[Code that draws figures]

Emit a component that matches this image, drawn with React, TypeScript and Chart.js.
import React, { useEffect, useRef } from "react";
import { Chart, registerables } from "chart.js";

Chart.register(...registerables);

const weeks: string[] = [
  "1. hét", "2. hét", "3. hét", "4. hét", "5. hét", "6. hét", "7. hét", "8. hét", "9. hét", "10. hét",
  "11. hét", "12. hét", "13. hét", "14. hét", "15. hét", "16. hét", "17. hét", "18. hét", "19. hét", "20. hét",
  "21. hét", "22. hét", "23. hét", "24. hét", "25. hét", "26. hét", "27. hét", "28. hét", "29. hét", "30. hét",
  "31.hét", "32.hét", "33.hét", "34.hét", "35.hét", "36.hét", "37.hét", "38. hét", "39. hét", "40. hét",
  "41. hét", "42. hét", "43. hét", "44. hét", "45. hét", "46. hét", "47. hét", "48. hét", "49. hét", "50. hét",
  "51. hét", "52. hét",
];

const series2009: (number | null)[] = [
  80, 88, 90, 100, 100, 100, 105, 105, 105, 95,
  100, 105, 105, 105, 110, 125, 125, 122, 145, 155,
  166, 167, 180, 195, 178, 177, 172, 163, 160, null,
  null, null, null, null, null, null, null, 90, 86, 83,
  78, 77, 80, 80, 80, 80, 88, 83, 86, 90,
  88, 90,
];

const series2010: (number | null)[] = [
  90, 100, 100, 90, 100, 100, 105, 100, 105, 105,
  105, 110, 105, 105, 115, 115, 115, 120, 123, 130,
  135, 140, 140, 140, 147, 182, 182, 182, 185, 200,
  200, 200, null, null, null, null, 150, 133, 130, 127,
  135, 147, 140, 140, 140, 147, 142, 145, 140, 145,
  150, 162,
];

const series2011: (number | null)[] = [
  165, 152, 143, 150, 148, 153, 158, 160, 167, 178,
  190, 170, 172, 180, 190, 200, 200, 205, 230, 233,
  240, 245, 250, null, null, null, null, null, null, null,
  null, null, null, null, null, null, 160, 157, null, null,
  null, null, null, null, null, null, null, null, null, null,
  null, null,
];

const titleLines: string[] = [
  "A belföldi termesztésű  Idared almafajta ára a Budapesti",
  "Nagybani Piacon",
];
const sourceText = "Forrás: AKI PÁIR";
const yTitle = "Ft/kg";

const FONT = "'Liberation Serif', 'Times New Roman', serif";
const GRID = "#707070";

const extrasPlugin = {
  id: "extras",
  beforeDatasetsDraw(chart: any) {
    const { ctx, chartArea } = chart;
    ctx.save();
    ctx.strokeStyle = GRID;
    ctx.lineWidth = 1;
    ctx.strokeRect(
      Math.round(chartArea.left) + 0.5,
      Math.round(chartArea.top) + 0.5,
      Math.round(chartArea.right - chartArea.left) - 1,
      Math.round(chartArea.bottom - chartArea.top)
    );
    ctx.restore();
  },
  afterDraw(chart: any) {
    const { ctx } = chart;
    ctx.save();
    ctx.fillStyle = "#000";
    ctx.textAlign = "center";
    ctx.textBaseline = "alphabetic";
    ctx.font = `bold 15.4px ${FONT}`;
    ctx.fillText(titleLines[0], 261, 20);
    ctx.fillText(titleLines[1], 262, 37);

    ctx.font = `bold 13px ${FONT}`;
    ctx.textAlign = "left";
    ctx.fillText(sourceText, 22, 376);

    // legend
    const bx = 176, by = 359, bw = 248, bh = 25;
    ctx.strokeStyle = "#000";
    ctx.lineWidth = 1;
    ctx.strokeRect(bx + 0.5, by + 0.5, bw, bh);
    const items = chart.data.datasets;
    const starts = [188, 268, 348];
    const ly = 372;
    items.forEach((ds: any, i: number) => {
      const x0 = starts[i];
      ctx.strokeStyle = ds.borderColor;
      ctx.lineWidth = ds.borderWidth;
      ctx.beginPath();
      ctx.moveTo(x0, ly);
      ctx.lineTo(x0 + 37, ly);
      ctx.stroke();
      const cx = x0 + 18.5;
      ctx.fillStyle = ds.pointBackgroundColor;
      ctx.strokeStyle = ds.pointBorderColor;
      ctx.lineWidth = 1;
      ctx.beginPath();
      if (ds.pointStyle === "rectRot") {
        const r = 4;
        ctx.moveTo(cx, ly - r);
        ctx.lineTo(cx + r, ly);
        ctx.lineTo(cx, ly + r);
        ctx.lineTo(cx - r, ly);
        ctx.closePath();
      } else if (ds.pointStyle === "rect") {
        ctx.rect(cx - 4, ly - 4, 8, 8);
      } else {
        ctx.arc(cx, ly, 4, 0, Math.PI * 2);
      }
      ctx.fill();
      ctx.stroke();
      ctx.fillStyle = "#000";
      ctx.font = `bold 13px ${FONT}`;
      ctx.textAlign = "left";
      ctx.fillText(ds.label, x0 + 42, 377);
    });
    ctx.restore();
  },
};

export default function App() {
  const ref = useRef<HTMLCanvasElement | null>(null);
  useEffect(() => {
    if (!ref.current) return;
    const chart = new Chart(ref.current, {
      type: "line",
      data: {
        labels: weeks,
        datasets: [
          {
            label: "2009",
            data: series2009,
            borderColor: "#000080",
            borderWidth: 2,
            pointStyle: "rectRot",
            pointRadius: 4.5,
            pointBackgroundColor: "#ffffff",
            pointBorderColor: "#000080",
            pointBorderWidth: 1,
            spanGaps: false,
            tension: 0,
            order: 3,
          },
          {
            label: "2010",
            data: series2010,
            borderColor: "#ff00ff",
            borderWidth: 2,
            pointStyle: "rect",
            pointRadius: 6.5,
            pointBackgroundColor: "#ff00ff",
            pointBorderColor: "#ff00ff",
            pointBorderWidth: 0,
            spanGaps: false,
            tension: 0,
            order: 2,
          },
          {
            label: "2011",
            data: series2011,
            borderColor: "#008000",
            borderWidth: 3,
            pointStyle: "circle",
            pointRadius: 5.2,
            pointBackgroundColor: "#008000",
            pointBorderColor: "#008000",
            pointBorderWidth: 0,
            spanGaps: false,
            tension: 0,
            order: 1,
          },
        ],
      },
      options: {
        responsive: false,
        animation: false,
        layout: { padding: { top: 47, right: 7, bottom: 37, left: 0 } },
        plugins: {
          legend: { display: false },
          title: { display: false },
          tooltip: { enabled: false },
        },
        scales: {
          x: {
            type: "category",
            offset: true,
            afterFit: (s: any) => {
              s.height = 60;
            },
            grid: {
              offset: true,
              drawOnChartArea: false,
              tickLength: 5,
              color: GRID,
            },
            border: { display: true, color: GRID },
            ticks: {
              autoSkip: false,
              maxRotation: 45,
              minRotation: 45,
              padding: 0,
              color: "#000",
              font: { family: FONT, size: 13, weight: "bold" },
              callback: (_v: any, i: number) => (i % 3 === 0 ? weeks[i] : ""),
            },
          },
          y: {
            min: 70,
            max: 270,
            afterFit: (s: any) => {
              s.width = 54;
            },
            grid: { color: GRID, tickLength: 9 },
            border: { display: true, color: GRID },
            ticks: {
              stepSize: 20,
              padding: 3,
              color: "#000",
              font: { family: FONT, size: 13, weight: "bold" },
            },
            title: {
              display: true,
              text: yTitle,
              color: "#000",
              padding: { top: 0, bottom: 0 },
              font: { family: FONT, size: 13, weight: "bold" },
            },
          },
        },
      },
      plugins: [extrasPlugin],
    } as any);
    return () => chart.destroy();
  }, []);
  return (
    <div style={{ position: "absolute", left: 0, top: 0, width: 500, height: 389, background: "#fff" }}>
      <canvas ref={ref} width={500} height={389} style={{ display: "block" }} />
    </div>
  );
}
* * *
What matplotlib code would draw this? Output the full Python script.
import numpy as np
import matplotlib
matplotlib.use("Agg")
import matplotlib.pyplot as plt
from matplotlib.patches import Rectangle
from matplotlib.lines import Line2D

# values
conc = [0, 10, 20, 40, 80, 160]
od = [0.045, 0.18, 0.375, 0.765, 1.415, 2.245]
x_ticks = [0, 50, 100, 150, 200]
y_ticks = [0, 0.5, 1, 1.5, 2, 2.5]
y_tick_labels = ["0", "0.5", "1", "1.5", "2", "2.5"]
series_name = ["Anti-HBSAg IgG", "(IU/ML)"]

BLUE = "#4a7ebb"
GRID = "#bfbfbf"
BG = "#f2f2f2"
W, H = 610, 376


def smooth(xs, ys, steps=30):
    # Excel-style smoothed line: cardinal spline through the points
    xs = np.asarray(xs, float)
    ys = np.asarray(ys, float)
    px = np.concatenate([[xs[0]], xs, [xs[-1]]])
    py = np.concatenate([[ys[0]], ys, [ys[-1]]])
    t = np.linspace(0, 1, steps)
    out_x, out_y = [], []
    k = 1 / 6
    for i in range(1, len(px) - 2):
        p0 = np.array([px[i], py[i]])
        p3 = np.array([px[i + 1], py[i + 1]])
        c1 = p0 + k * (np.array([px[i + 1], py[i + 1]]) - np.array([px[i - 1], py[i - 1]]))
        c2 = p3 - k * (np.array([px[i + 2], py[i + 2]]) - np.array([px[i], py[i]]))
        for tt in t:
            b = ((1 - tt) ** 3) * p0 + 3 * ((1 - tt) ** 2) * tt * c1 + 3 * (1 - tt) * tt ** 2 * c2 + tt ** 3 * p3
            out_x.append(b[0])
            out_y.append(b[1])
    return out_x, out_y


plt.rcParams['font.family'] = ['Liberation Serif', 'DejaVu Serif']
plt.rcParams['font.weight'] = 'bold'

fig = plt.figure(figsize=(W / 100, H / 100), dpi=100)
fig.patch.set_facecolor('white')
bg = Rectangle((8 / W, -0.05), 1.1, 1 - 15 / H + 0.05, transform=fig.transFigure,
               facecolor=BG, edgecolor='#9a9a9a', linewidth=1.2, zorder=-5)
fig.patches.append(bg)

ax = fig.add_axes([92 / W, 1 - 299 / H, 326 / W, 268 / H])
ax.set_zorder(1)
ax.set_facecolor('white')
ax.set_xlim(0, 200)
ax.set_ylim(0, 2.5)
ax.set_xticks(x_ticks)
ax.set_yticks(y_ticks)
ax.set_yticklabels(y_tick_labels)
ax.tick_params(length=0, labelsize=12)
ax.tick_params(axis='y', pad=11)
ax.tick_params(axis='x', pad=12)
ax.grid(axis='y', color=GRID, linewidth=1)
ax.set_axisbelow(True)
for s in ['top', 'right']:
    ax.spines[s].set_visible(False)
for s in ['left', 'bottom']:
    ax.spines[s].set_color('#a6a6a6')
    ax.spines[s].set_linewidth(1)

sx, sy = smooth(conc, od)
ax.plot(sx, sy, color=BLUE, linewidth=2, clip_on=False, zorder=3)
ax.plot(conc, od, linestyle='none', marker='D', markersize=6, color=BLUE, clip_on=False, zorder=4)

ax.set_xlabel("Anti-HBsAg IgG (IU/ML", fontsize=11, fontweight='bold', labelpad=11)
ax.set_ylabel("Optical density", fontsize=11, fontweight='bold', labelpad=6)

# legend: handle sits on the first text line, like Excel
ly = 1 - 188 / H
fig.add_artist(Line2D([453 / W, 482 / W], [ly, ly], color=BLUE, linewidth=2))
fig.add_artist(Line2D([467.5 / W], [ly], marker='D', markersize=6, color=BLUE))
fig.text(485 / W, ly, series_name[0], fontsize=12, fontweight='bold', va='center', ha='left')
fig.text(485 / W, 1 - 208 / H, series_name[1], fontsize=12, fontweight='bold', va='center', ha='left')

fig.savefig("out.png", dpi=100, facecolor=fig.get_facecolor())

▶ _SET TASK_
Take the line that contains "What matplotlib code", the line that contains "W, H = 610, 376", and all lines between, and give them again exactly; include no other line.

▶ _RESPONSE TO THIS EXERCISE_
What matplotlib code would draw this? Output the full Python script.
import numpy as np
import matplotlib
matplotlib.use("Agg")
import matplotlib.pyplot as plt
from matplotlib.patches import Rectangle
from matplotlib.lines import Line2D

# values
conc = [0, 10, 20, 40, 80, 160]
od = [0.045, 0.18, 0.375, 0.765, 1.415, 2.245]
x_ticks = [0, 50, 100, 150, 200]
y_ticks = [0, 0.5, 1, 1.5, 2, 2.5]
y_tick_labels = ["0", "0.5", "1", "1.5", "2", "2.5"]
series_name = ["Anti-HBSAg IgG", "(IU/ML)"]

BLUE = "#4a7ebb"
GRID = "#bfbfbf"
BG = "#f2f2f2"
W, H = 610, 376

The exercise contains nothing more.